Il faut lire Christian Bobin. C’est de la poésie comme on n’en lit plus. Il faut lire Christian Bobin pour le plaisir des mots : « J’entends toujours le bruit des sabots sur le pavé des mots. ». Sa pensée est si bien servie par une kyrielle de phrases scintillantes. Ce qu’écrit Bobin est beau. Tout comme une musique arrachée au néant par le pianiste Sokolov. Le murmure, son livre posthume, est d’une intensité si rare.

La poésie n’est plus à la mode. Et pourtant, elle demeure vitale pour notre salut. Christian Bobin l’a bien compris. Lui qui n’a jamais cédé à la facilité pour nous présenter ses pensées sous une forme poétique. Si la mort a toujours fait partie de ses préoccupations, c’est à proximité de la camarde qu’il touche du doigt le sacré.

Commencé dans son bureau, c’est sur le lit d’un hôpital qu’il jette ses dernières forces pour achever Le murmure.

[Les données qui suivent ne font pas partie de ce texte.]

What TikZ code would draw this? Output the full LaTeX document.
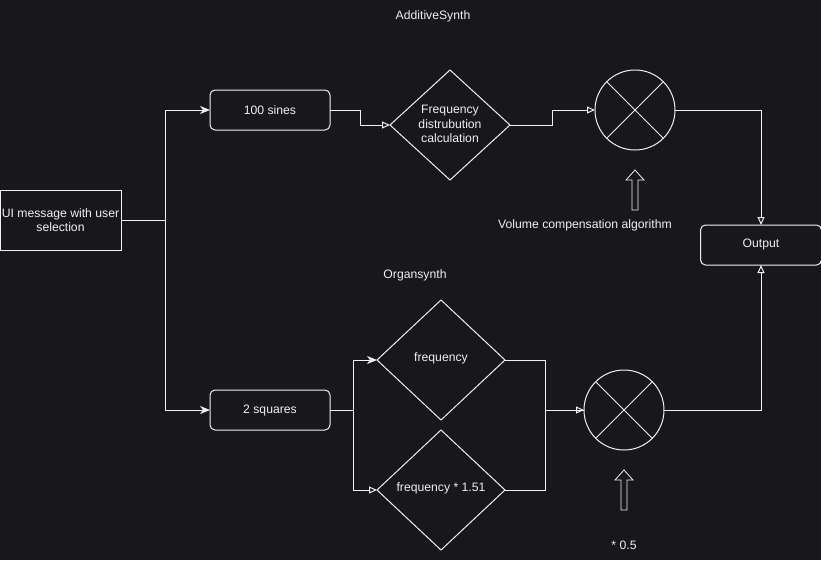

Une dernière bataille avant de mettre un point final à son dernier texte et à sa vie le 23 novembre 2022. C’est dans cette urgence que Christian Bobin nous livre ses ultimes pensées sur les hommes et leur condition : « Nous attendons notre vie à attendre quelque chose de mieux que notre vie. Nous passons, nous passons. Nous suivons le long bec de notre pensée en espérant qu’elle nous mènera loin d’ici. »

Christian Bobin consacre également plusieurs chapitres aux mères et leur influence sur la vie de leur enfant. Que ce soit pour Rimbaud ou lui-même : « Je n’ai pas souvenir d’avoir été un jour bercé et ce manque m’a ouvert le royaume de la lecture et celui de l’écriture, les deux grandes forces du monde. » Il ne manque pas non plus de leur rendre un bel hommage : « Demandez aux mères, quand elles chantent au-dessus de l’abîme de l’enfant une chanson si précise qu’elle n’a même pas besoin de mots. »

L’homme reste toujours au centre des préoccupations de Bobin annonçant : « Les yeux d’un homme qui pense se plissent dans l’extrémité de l’étang du regard, là où bruissent les roseaux d’un songe. » avant de rappeler que « Nos rêves informulés ne nous quittent jamais. » Dans ce récit d’une belle clarté, Christian Bobin philosophe : « Tout en moi est divin. J’entends par « divin » la vie humaine, rien qu’humaine, délivrée d’elle-même. » Rattrapé par la faucheuse, il ne manque pas de dire : « Mon chant sera court. La fin du monde va vite, il me faut aller plus vite encore et la doubler, faire s’ouvrir sur la page ce qui s’appelle une âme la tienne. »

Christian Bobin est mort mais souvenons-nous :
Un poète ça vit très très longtemps
C'est que les mots c'est bien changeant
S'ils sont dits au passé ou au présent
Un poète ça vit très très longtemps

Pascal Hébert

Le murmure, de Christian Bobin. Éditions Gallimard. 128 pages. 17 €.